BEIJING (Reuters) -China’s factory-gate inflation eased to its weakest since February 2021, as raw material prices fell due to already slower construction activity, while consumer prices rose gently, bucking the sharp increases seen elsewhere.
The producer price index (PPI) rose 4.2% year-on-year, the National Bureau of Statistics (NBS) said on Wednesday, after a 6.1% uptick in June. Analysts in a Reuters poll had expected an increase in the PPI of 4.8%.
China’s producer price growth has slowed from a 26-year high in October last year, giving policymakers some leeway to stimulate the flagging economy.

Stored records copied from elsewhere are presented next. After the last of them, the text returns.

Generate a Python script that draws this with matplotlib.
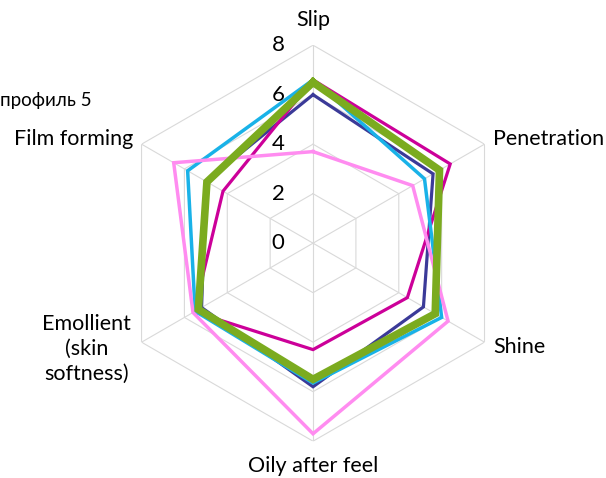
import numpy as np
import matplotlib
matplotlib.use('Agg')
from matplotlib import pyplot as plt
from matplotlib import transforms

plt.rcParams['font.family'] = ['Lato', 'DejaVu Sans']

categories = ['Slip', 'Penetration', 'Shine', 'Oily after feel',
              'Emollient\n(skin\nsoftness)', 'Film forming']
radial_ticks = [0, 2, 4, 6, 8]

profile_1 = [6.0, 5.6, 5.15, 5.8, 5.2, 5.0]   # navy
profile_2 = [6.6, 6.4, 4.4, 4.3, 5.55, 4.2]   # magenta
profile_3 = [6.6, 5.2, 6.0, 5.65, 5.5, 5.85]  # cyan
profile_4 = [3.7, 4.65, 6.3, 7.7, 5.6, 6.5]   # pink
profile_5 = [6.5, 5.9, 5.7, 5.5, 5.35, 4.95]  # green

series = [
    (profile_1, '#3b3a98', 2.3),
    (profile_2, '#cc0099', 2.3),
    (profile_3, '#19b2e8', 2.5),
    (profile_4, '#ff8cf0', 2.5),
    (profile_5, '#7bab1f', 5.5),
]

n = len(categories)
theta = np.linspace(0, 2 * np.pi, n, endpoint=False)
theta_closed = np.append(theta, theta[0])

fig = plt.figure(figsize=(6.06, 4.78), dpi=100)
ax = fig.add_axes([0.1898, 0.0764, 0.6535, 0.8297], projection='polar')
ax.set_theta_zero_location('N')
ax.set_theta_direction(-1)
ax.set_ylim(0, 8)
ax.grid(False)
ax.set_frame_on(False)
ax.set_xticks([])
ax.set_yticks([])

grid_col = '#d9d9d9'
for r in radial_ticks[1:]:
    ax.plot(theta_closed, [r] * (n + 1), color=grid_col, lw=0.8, zorder=1)
for t in theta:
    ax.plot([t, t], [0, 8], color=grid_col, lw=0.8, zorder=1)

for vals, col, lw in series:
    ax.plot(theta_closed, vals + vals[:1], color=col, lw=lw,
            solid_joinstyle='miter', zorder=3)

off = transforms.offset_copy(ax.transData, fig=fig, x=-35, y=0, units='dots')
for r in radial_ticks:
    ax.text(0, r, str(r), transform=off, ha='center', va='center',
            fontsize=16, color='black', zorder=4)

# category labels
fs = 15.5
ax.text(0, 9.0, categories[0], ha='center', va='center', fontsize=fs)
ax.text(theta[1], 8.4, categories[1], ha='left', va='center', fontsize=fs)
ax.text(theta[2], 8.4, categories[2], ha='left', va='center', fontsize=fs)
ax.text(np.pi, 9.0, categories[3], ha='center', va='center', fontsize=fs)
ax.text(np.deg2rad(245.0), 10.1, categories[4], ha='center', va='center',
        fontsize=fs, linespacing=1.3)
ax.text(theta[5], 8.4, categories[5], ha='right', va='center', fontsize=fs)

fig.text(0.0, 0.79, 'профиль 5', ha='left', va='center', fontsize=13.5)

fig.savefig('out.png', dpi=100)
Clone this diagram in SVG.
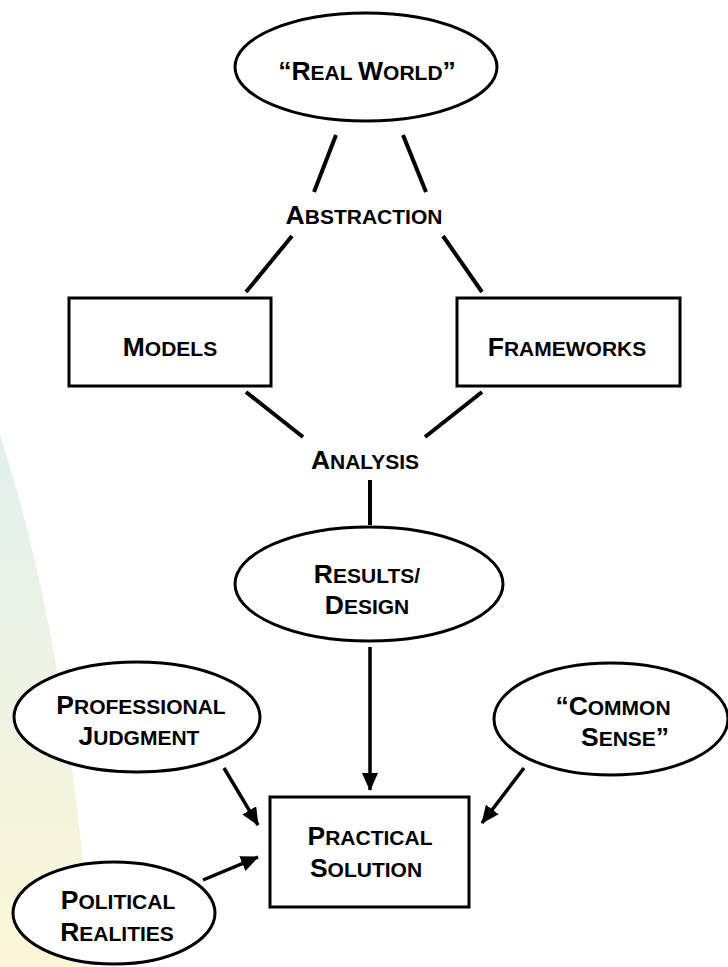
<svg xmlns="http://www.w3.org/2000/svg" width="728" height="967" viewBox="0 0 728 967">
<defs>
<linearGradient id="bg" x1="0" y1="440" x2="0" y2="967" gradientUnits="userSpaceOnUse">
<stop offset="0" stop-color="#e1f0ee"/>
<stop offset="0.5" stop-color="#eff3e2"/>
<stop offset="1" stop-color="#fbf6d6"/>
</linearGradient>
<marker id="ah" markerUnits="userSpaceOnUse" markerWidth="18" markerHeight="16" refX="17" refY="8" orient="auto">
<path d="M0,0 L18,8 L0,16 Z" fill="#000"/>
</marker>
<style>
.shape{fill:#fff;stroke:#000;stroke-width:3}
.ln{stroke:#000;stroke-width:4;fill:none}
.ar{stroke:#000;stroke-width:3.5;fill:none;marker-end:url(#ah)}
text{font-family:"Liberation Sans",Arial,sans-serif;font-weight:bold;font-size:21px;fill:#000;text-anchor:middle}
.b{font-size:26.5px}
</style>
</defs>
<rect width="728" height="967" fill="#fff"/>
<path d="M0,435 Q70,650 92,967 L0,967 Z" fill="url(#bg)"/>
<g id="connectors">
<line class="ln" x1="336" y1="135" x2="314" y2="192"/>
<line class="ln" x1="403" y1="135" x2="426" y2="192"/>
<line class="ln" x1="292" y1="236" x2="246" y2="292"/>
<line class="ln" x1="443" y1="236" x2="482" y2="292"/>
<line class="ln" x1="246" y1="392" x2="303" y2="437"/>
<line class="ln" x1="482" y1="392" x2="425" y2="437"/>
<line class="ln" x1="370" y1="480" x2="370" y2="525"/>
<line class="ar" x1="370" y1="647" x2="370" y2="790"/>
<line class="ar" x1="224" y1="768" x2="258" y2="825"/>
<line class="ar" x1="524" y1="768" x2="482" y2="823"/>
<line class="ar" x1="203" y1="880" x2="258" y2="857"/>
</g>
<g id="real-world">
<ellipse class="shape" cx="366" cy="67" rx="131" ry="54"/>
<text x="367" y="80"><tspan class="b">“R</tspan>EAL <tspan class="b">W</tspan>ORLD<tspan class="b">”</tspan></text>
</g>
<g id="abstraction">
<text x="364" y="224"><tspan class="b">A</tspan>BSTRACTION</text>
</g>
<g id="models">
<rect class="shape" x="69" y="298" width="202" height="88"/>
<text x="170" y="356"><tspan class="b">M</tspan>ODELS</text>
</g>
<g id="frameworks">
<rect class="shape" x="457" y="298" width="223" height="88"/>
<text x="567" y="356"><tspan class="b">F</tspan>RAMEWORKS</text>
</g>
<g id="analysis">
<text x="365" y="469"><tspan class="b">A</tspan>NALYSIS</text>
</g>
<g id="results-design">
<ellipse class="shape" cx="369" cy="584" rx="134" ry="57"/>
<text x="367" y="583"><tspan class="b">R</tspan>ESULTS/</text>
<text x="367" y="614"><tspan class="b">D</tspan>ESIGN</text>
</g>
<g id="professional-judgment">
<ellipse class="shape" cx="137" cy="717" rx="123" ry="55"/>
<text x="141" y="714"><tspan class="b">P</tspan>ROFESSIONAL</text>
<text x="139" y="745"><tspan class="b">J</tspan>UDGMENT</text>
</g>
<g id="common-sense">
<ellipse class="shape" cx="611" cy="719" rx="117" ry="56"/>
<text x="613" y="715"><tspan class="b">“C</tspan>OMMON</text>
<text x="625" y="746"><tspan class="b">S</tspan>ENSE<tspan class="b">”</tspan></text>
</g>
<g id="practical-solution">
<rect class="shape" x="270" y="797" width="199" height="110"/>
<text x="370" y="845"><tspan class="b">P</tspan>RACTICAL</text>
<text x="366" y="877"><tspan class="b">S</tspan>OLUTION</text>
</g>
<g id="political-realities">
<ellipse class="shape" cx="114" cy="913" rx="101" ry="51"/>
<text x="118" y="909"><tspan class="b">P</tspan>OLITICAL</text>
<text x="117" y="941"><tspan class="b">R</tspan>EALITIES</text>
</g>
</svg>
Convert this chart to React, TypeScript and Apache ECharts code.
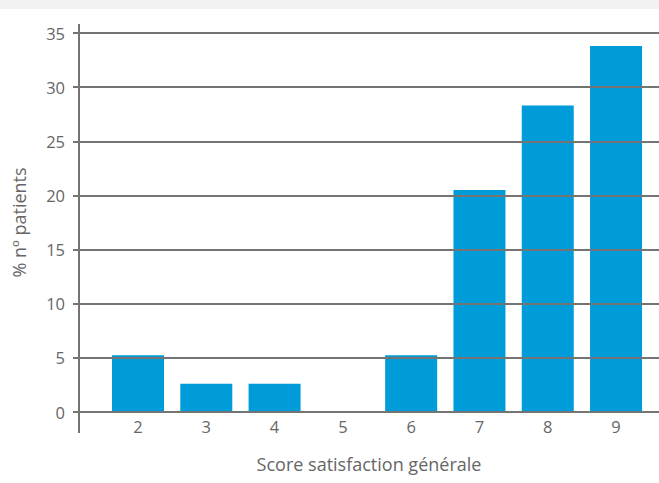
import React, { useEffect, useRef } from "react";
import * as echarts from "echarts";

const categories: number[] = [2, 3, 4, 5, 6, 7, 8, 9];
const percentPatients: number[] = [5.25, 2.6, 2.6, 0, 5.25, 20.5, 28.3, 33.8];
const yTicks: number[] = [0, 5, 10, 15, 20, 25, 30, 35];

const xAxisName = "Score satisfaction générale";
const yAxisName = "% nº patients";

const FONT = "'Open Sans', 'Noto Sans', sans-serif";
const GRAY = "#747474";
const TEXT = "#666666";
const BLUE = "#009cd9";

export default function App() {
  const ref = useRef<HTMLDivElement>(null);
  useEffect(() => {
    if (!ref.current) return;
    const chart = echarts.init(ref.current, undefined, { renderer: "svg" });
    const data = categories.map((c, i) => [c, percentPatients[i]]);
    chart.setOption({
      animation: false,
      backgroundColor: "#ffffff",
      textStyle: { fontFamily: FONT },
      grid: { left: 79, right: 0, top: 33, bottom: 71, containLabel: false },
      graphic: [
        { type: "rect", left: 0, top: 0, shape: { width: 659, height: 9 }, style: { fill: "#f2f2f2" }, z: 0 },
        { type: "line", shape: { x1: 79, y1: 24, x2: 79, y2: 433 }, style: { stroke: GRAY, lineWidth: 2 }, z: 20 },
      ],
      xAxis: {
        type: "value",
        min: 1.136,
        max: 9.629,
        splitNumber: 8,
        axisLine: { show: false },
        axisTick: { show: false },
        splitLine: { show: false },
        axisLabel: {
          color: TEXT,
          fontSize: 16.5,
          fontFamily: FONT,
          margin: 6,
          showMinLabel: false,
          showMaxLabel: false,
          formatter: (v: number) => (Math.abs(v - Math.round(v)) < 1e-6 && categories.includes(Math.round(v)) ? String(Math.round(v)) : ""),
        },
        name: xAxisName,
        nameLocation: "middle",
        nameGap: 43,
        nameTextStyle: { color: TEXT, fontSize: 18, fontFamily: FONT },
      },
      yAxis: {
        type: "value",
        min: yTicks[0],
        max: yTicks[yTicks.length - 1],
        interval: 5,
        z: 10,
        axisLine: { show: false },
        axisTick: { show: true, length: 6, lineStyle: { color: GRAY, width: 2 } },
        splitLine: { show: true, lineStyle: { color: GRAY, width: 2 } },
        axisLabel: { color: TEXT, fontSize: 16.5, fontFamily: FONT, margin: 14 },
        name: yAxisName,
        nameLocation: "middle",
        nameRotate: 90,
        nameGap: 51,
        nameTextStyle: { color: TEXT, fontSize: 18, fontFamily: FONT },
      },
      series: [
        {
          type: "bar",
          data,
          barWidth: 52,
          itemStyle: { color: BLUE },
          z: 2,
        },
      ],
    });
    return () => chart.dispose();
  }, []);
  return (
    <div
      ref={ref}
      style={{ position: "fixed", left: 0, top: 0, width: 659, height: 483 }}
    />
  );
}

Input prices slumped in July from June, China’s official purchasing managers’ index showed, due to a decline in energy and raw material costs and pointing to an eventual fall in producer prices.
Factory-gate price inflation in China is expected to slow and turn negative briefly next year, Capital Economics said in a research note.

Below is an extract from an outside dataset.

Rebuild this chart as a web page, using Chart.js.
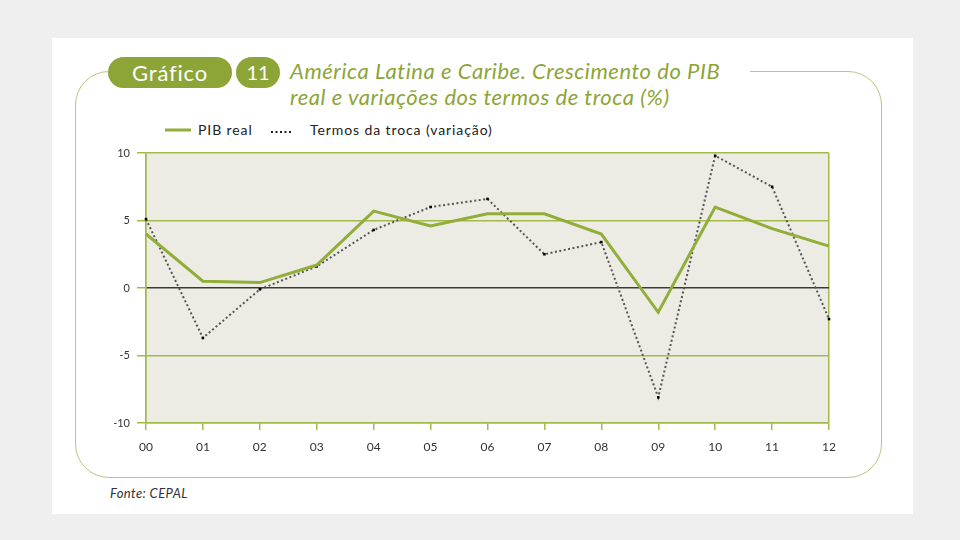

The world’s second-biggest economy has shown some signs of slowdown and narrowly escaped a contraction in the second quarter, weighed by strict COVID-19 controls, a distressed property market and cautious consumer sentiment.

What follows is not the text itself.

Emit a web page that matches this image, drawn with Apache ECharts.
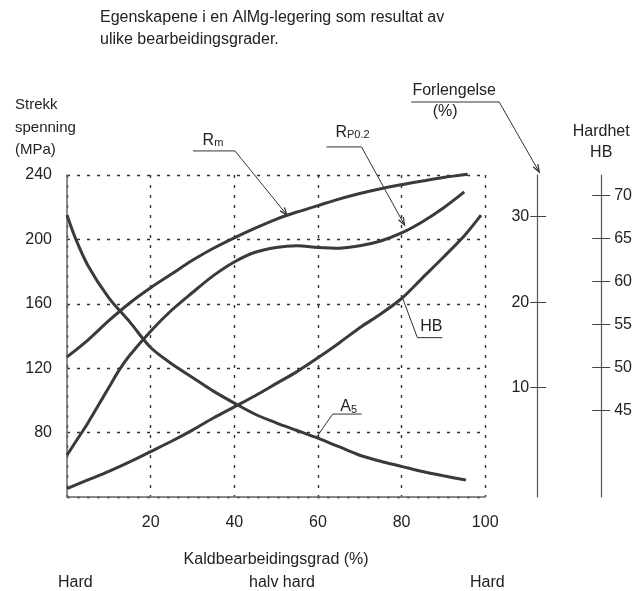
<!DOCTYPE html>
<html>
<head>
<meta charset="utf-8">
<script src="https://cdn.jsdelivr.net/npm/echarts@6/dist/echarts.min.js"></script>
<style>html,body{margin:0;padding:0;background:#fff}#c{width:635px;height:591px}</style>
</head>
<body>
<div id="c"></div>
<script>
// ---- data ----
const titleLines = ['Egenskapene i en AlMg-legering som resultat av', 'ulike bearbeidingsgrader.'];
const yNameLines = ['Strekk', 'spenning', '(MPa)'];
const xName = 'Kaldbearbeidingsgrad (%)';
const stateLabels = ['Hard', 'halv hard', 'Hard'];
const stateX = [2, 51.4, 100.5];
const fTicks = [10, 20, 30];            // Forlengelse (%)
const hTicks = [45, 50, 55, 60, 65, 70]; // Hardhet HB

// Rm (MPa)
const rmX = [0,5,10,15,20,25,30,35,40,45,50,55,60,65,70,75,80,85,90,95.8];
const rmY = [127,137.5,149.5,160.5,170,178.5,187,194.5,201,207,212.5,217,221,225,228.5,231.5,234,236.3,238.5,240.5];
// Rp0.2 (MPa)
const rpX = [0,2.5,5,7.5,10,12.5,15,20,25,30,35,40,45,50,55,60,65,70,75,80,85,90,95];
const rpY = [66,76,86,97,108,119,128,143,156,167,177.5,186,192,195,196,195,194.5,196,199,204,211,219.5,229.5];
// A5 (Forlengelse %)
const a5X = [0,2,5,10,15,20,25,30,35,40,45,50,55,60,65,70,75,80,85,90,95.4];
const a5Y = [30.2,27.5,24.3,20.5,17.7,14.7,12.8,11.2,9.6,8.2,6.9,5.9,5.0,4.1,3.1,2.1,1.4,0.8,0.2,-0.3,-0.8];
// HB (Hardhet)
const hbX = [0,5,10,15,20,25,30,35,40,45,50,55,60,65,70,75,80,85,90,95,99];
const hbY = [35.9,36.9,37.9,39.0,40.2,41.4,42.7,44.1,45.4,46.7,48.1,49.5,51.1,52.8,54.6,56.2,58.0,60.4,62.8,65.3,67.7];

const zip = (xs, ys) => xs.map((x, i) => [x, ys[i]]);

// ---- style ----
const FONT = "'Liberation Sans', Arial, Helvetica, sans-serif";
const TXT = '#222';
const CURVE = '#3a3a3a';
const dash = { type: [3, 7], color: '#333', width: 1.4 };

const chart = echarts.init(document.getElementById('c'));

const curve = (name, xs, ys, yi) => ({
  type: 'line', name, xAxisIndex: 0, yAxisIndex: yi,
  data: zip(xs, ys), showSymbol: false, symbol: 'none',
  smooth: 0.3, clip: false, silent: true,
  lineStyle: { color: CURVE, width: 3 }
});

chart.setOption({
  animation: false,
  backgroundColor: '#fff',
  textStyle: { fontFamily: FONT },
  title: [
    { text: titleLines.join('\n'), left: 100, top: 7, padding: 0,
      textStyle: { fontSize: 16, fontWeight: 'normal', color: TXT, lineHeight: 22, fontFamily: FONT } },
    { text: yNameLines.join('\n'), left: 15, top: 94, padding: 0,
      textStyle: { fontSize: 15, fontWeight: 'normal', color: TXT, lineHeight: 22.5, fontFamily: FONT } }
  ],
  grid: { left: 67, right: 149, top: 175, bottom: 94 },
  xAxis: [{
    type: 'value', min: 0, max: 100, interval: 20,
    name: xName, nameLocation: 'middle', nameGap: 55,
    nameTextStyle: { fontSize: 16, color: TXT, fontFamily: FONT },
    axisLine: { show: true, onZero: false, lineStyle: { color: '#666', width: 1.5 } },
    axisTick: { show: false },
    axisLabel: { fontSize: 16, color: TXT, margin: 18, fontFamily: FONT,
      formatter: v => v === 0 ? '' : String(v) },
    splitLine: { show: true, lineStyle: dash }
  }],
  yAxis: [
    { // MPa
      type: 'value', min: 40, max: 240, interval: 40, position: 'left',
      axisLine: { show: true, onZero: false, lineStyle: { color: '#666', width: 1.5 } },
      axisTick: { show: false },
      axisLabel: { fontSize: 16, color: TXT, margin: 15, fontFamily: FONT,
        formatter: v => v === 40 ? '' : String(v) },
      splitLine: { show: true, lineStyle: dash }
    },
    { // Forlengelse (labels + inner ticks)
      type: 'value', position: 'right', offset: 52, min: -2.78, max: 34.88,
      axisLine: { show: true, onZero: false, lineStyle: { color: '#555', width: 1.2 } },
      axisTick: { show: true, inside: true, length: 7, customValues: fTicks, lineStyle: { color: '#444', width: 1 } },
      axisLabel: { show: true, inside: true, margin: 8, customValues: fTicks, fontSize: 16, color: TXT,
        fontFamily: FONT, verticalAlign: 'middle', padding: [12, 0, 0, 0] },
      splitLine: { show: false }
    },
    { // Forlengelse outer ticks
      type: 'value', position: 'right', offset: 52, min: -2.78, max: 34.88,
      axisLine: { show: false, onZero: false },
      axisTick: { show: true, length: 9, customValues: fTicks, lineStyle: { color: '#444', width: 1 } },
      axisLabel: { show: false },
      splitLine: { show: false }
    },
    { // Hardhet HB
      type: 'value', position: 'right', offset: 116, min: 34.92, max: 72.36,
      name: 'Hardhet\nHB', nameLocation: 'end', nameGap: 12,
      nameTextStyle: { fontSize: 16, color: TXT, lineHeight: 21, align: 'center', fontFamily: FONT },
      axisLine: { show: true, onZero: false, lineStyle: { color: '#555', width: 1.2 } },
      axisTick: { show: true, length: 9, customValues: hTicks, lineStyle: { color: '#444', width: 1 } },
      axisLabel: { show: true, margin: 13, customValues: hTicks, fontSize: 16, color: TXT, fontFamily: FONT },
      splitLine: { show: false }
    },
    { // Hardhet inner ticks
      type: 'value', position: 'right', offset: 116, min: 34.92, max: 72.36,
      axisLine: { show: false, onZero: false },
      axisTick: { show: true, inside: true, length: 9, customValues: hTicks, lineStyle: { color: '#444', width: 1 } },
      axisLabel: { show: false },
      splitLine: { show: false }
    }
  ],
  series: [
    curve('Rm', rmX, rmY, 0),
    curve('Rp0.2', rpX, rpY, 0),
    curve('A5', a5X, a5Y, 1),
    curve('HB', hbX, hbY, 3)
  ]
});

// ---- annotations (anchored to data coordinates) ----
const P = (x, y, yi) => chart.convertToPixel({ xAxisIndex: 0, yAxisIndex: yi || 0 }, [x, y]);
const add = (a, d) => [a[0] + d[0], a[1] + d[1]];
const LC = '#333';
const g = [];
const line = (pts) => g.push({ type: 'polyline', shape: { points: pts }, style: { stroke: LC, lineWidth: 1, fill: null }, silent: true });
const arrow = (tip, from) => {
  const dx = tip[0] - from[0], dy = tip[1] - from[1], L = Math.hypot(dx, dy);
  const ux = dx / L, uy = dy / L, len = 8, a = 0.35;
  const r = (s) => [tip[0] - len * (ux * Math.cos(s) - uy * Math.sin(s)), tip[1] - len * (uy * Math.cos(s) + ux * Math.sin(s))];
  g.push({ type: 'polyline', shape: { points: [r(a), tip, r(-a)] }, style: { stroke: LC, lineWidth: 1.3, fill: null }, silent: true });
};
const text = (pos, t, rich, size) => g.push({
  type: 'text', x: pos[0], y: pos[1], silent: true,
  style: { text: t, rich: rich, fontSize: size || 16, fontFamily: FONT, fill: TXT, align: 'center', verticalAlign: 'middle' }
});
const subRich = { a: { fontSize: 16, fontFamily: FONT, fill: TXT, verticalAlign: 'bottom', lineHeight: 18 },
                  b: { fontSize: 11, fontFamily: FONT, fill: TXT, verticalAlign: 'bottom', lineHeight: 16 } };

// Rm
{
  const tip = P(52.6, 215.2, 0);
  const elbow = add(tip, [-52, -64]);
  line([add(elbow, [-42, 0]), elbow, tip]);
  arrow(tip, elbow);
  text(add(tip, [-74, -75]), '{a|R}{b|m}', subRich);
}
// Rp0.2
{
  const tip = P(80.7, 209, 0);
  const elbow = add(tip, [-43, -78]);
  line([add(elbow, [-35, 0]), elbow, tip]);
  arrow(tip, elbow);
  text(add(tip, [-52, -93]), '{a|R}{b|P0.2}', subRich);
}
// Forlengelse
{
  const corner = P(100, 240, 0);
  const tip = [corner[0] + 54, corner[1] - 3];
  const elbow = add(tip, [-40, -70]);
  line([add(elbow, [-88, 0]), elbow, tip]);
  arrow(tip, elbow);
  text(add(elbow, [-45, -11]), 'Forlengelse');
  text(add(elbow, [-54, 10]), '(%)');
}
// HB
{
  const tip = P(80.2, 58.1, 3);
  const elbow = add(tip, [15, 40]);
  line([tip, elbow, add(elbow, [25, 0])]);
  text(add(elbow, [14, -11]), 'HB');
}
// A5
{
  const tip = P(59.7, 4.23, 1);
  const elbow = add(tip, [16, -23]);
  line([tip, elbow, add(elbow, [29, 0])]);
  text(add(elbow, [16, -8]), '{a|A}{b|5}', subRich);
}
// state labels under x axis
{
  const base = P(0, 40, 0);
  stateLabels.forEach((s, i) => text([P(stateX[i], 40, 0)[0], base[1] + 86], s));
}

chart.setOption({ graphic: g });
</script>
</body>
</html>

The consumer price index (CPI) increased 2.7% from a year earlier, the fastest pace since July 2020 and higher than the 2.5% gain in June, but missing forecasts for a 2.9% gain.
The main driver of the pickup in CPI is food inflation with rising 6.3% year-on-year from a 2.9% uptick in June.
Core CPI which excludes volatile energy and food prices, a better gauge of the underlying inflation trend, remained soft rising just 0.8%, slower than the 1.0% rise in June.
The pickup in consumer inflation has added to pressure for policymakers to prop up growth.
If China’s CPI exceeds its existing target, policymakers would need to choose between fighting inflation and supporting growth, China International Capital Corp said in a report in late July.